Mixtape by Mike Posner
- Released: February 28, 2009
- Genre: Pop; hip hop; R&B;
- Length: 36:25

Mike Posner chronology
|  | A Matter of Time (2009) | One Foot Out the Door (2009) |

= A Matter of Time (mixtape) =

A Matter of Time is the debut mixtape by American singer-songwriter Mike Posner. It was released on February 28, 2009.

==Background==
The mixtape was released before Posner was signed to J Records (RCA/Sony). The mixtape features the Brain Trust which includes underground rappers Big Sean, Donnis, Jackie Chain, and singer Eric Holljes. DJ Benzi mixed the mixtape, Don Cannon hosted and shouted out on the mixtape, and Posner did most of all his recordings and writing in his dorm room.
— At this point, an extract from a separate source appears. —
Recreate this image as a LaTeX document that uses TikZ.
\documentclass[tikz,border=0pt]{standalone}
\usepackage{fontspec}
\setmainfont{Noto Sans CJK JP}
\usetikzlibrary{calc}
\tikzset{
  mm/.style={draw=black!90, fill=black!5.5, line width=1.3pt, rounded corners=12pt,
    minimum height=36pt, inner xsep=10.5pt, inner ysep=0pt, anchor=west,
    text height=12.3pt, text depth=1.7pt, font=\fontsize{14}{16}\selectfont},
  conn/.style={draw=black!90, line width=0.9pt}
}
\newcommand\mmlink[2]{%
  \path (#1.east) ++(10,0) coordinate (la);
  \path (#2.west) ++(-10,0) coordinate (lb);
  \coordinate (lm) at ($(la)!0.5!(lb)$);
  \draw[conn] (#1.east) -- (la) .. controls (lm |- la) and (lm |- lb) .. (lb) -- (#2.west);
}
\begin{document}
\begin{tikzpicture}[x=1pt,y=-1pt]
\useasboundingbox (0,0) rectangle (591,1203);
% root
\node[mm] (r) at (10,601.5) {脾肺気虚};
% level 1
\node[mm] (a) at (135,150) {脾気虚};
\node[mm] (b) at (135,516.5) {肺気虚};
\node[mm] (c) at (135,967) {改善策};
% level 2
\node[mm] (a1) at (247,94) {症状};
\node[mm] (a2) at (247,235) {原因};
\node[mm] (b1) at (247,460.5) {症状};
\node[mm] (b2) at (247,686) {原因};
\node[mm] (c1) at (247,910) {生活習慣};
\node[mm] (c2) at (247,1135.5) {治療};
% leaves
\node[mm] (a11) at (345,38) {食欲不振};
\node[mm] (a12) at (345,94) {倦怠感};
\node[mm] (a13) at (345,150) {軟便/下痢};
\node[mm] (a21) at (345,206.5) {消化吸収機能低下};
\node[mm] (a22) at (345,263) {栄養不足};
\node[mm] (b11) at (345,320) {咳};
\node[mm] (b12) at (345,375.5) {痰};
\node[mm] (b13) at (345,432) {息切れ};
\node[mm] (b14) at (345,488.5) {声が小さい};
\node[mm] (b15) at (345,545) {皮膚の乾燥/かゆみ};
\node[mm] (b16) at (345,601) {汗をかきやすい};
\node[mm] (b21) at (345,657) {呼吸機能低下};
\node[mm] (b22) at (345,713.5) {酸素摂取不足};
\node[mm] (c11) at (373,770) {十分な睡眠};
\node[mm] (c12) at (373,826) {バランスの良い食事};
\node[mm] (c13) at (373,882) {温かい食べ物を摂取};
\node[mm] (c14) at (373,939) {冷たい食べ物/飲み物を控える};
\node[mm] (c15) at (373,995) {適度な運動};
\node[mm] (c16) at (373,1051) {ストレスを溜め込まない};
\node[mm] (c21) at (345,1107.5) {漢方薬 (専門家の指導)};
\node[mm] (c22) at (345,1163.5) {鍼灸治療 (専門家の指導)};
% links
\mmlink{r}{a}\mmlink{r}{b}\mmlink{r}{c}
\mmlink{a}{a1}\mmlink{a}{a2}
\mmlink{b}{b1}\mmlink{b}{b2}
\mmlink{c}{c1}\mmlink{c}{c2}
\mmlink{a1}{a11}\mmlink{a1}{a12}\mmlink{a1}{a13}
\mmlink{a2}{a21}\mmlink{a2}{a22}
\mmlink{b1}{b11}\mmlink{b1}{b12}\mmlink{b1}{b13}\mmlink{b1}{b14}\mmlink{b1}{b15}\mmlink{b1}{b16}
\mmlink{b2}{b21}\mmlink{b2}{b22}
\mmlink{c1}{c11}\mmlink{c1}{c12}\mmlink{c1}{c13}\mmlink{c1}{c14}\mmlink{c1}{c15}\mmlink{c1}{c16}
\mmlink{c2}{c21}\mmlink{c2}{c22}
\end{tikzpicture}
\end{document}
His hit single "Cooler Than Me" was debuted on the mixtape before it was released as his first single from his debut studio album, 31 Minutes to Takeoff.

==Style==
The mixtape has an eclectic range of genres. It combines synthpop, pop, R&B, and hip-hop. The mixtape contains a few covers such as Beyoncé's "Halo" and the rest are original tracks.

==Notable songs==
"Cooler Than Me" was originally released from the mixtape before being released as the first single from 31 Minutes to Takeoff. "Smoke & Drive" featuring Big Sean, Donnis, and Jackie Chain was another single from the mixtape. This is an extended version off of Big Sean's mixtape "Finally Famous." "Drug Dealer Girl" is one of the most culturally popular songs from the mixtape. The music video for the song featured Dominican model Rosa Acosta and was shot on the Duke University campus where Posner attended.

==Track listing==

Track listing
| No. | Title | Producer(s) | Length |
|---|---|---|---|
| 1. | "Tick" (featuring Don Cannon) | Mike Posner | 1:18 |
| 2. | "Drug Dealer Girl" | Mike Posner, Wrightrax | 3:57 |
| 3. | "Cooler Than Me" (featuring Big Sean) | Mike Posner | 3:47 |
| 4. | "Hey Cupid" | Mike Posner | 3:52 |
| 5. | "Still Not Over You" (featuring Eric Holljes) | Mike Posner, Eric Holljes | 3:16 |
| 6. | "Evil Woman" | Mike Posner | 3:01 |
| 7. | "Who Knows?" (featuring Big Sean) | Mike Posner | 3:12 |
| 8. | "Halo" | Beyoncé Knowles, Ryan Tedder, E. Kidd Bogart, Mike Posner | 3:00 |
| 9. | "Smoke & Drive" (featuring Big Sean, Donnis, and Jackie Chain) | Mike Posner | 3:23 |
| 10. | "Losing My Mind" | Drumma Boy | 2:48 |
| 11. | "A Matter of Time" | Mike Posner | 3:38 |
| 12. | "Tock" (featuring Don Cannon) | Mike Posner | 1:12 |

==Chart success==
"A Matter of Time" was in the top number one position of the iTunesU, which is for free lectures by professors.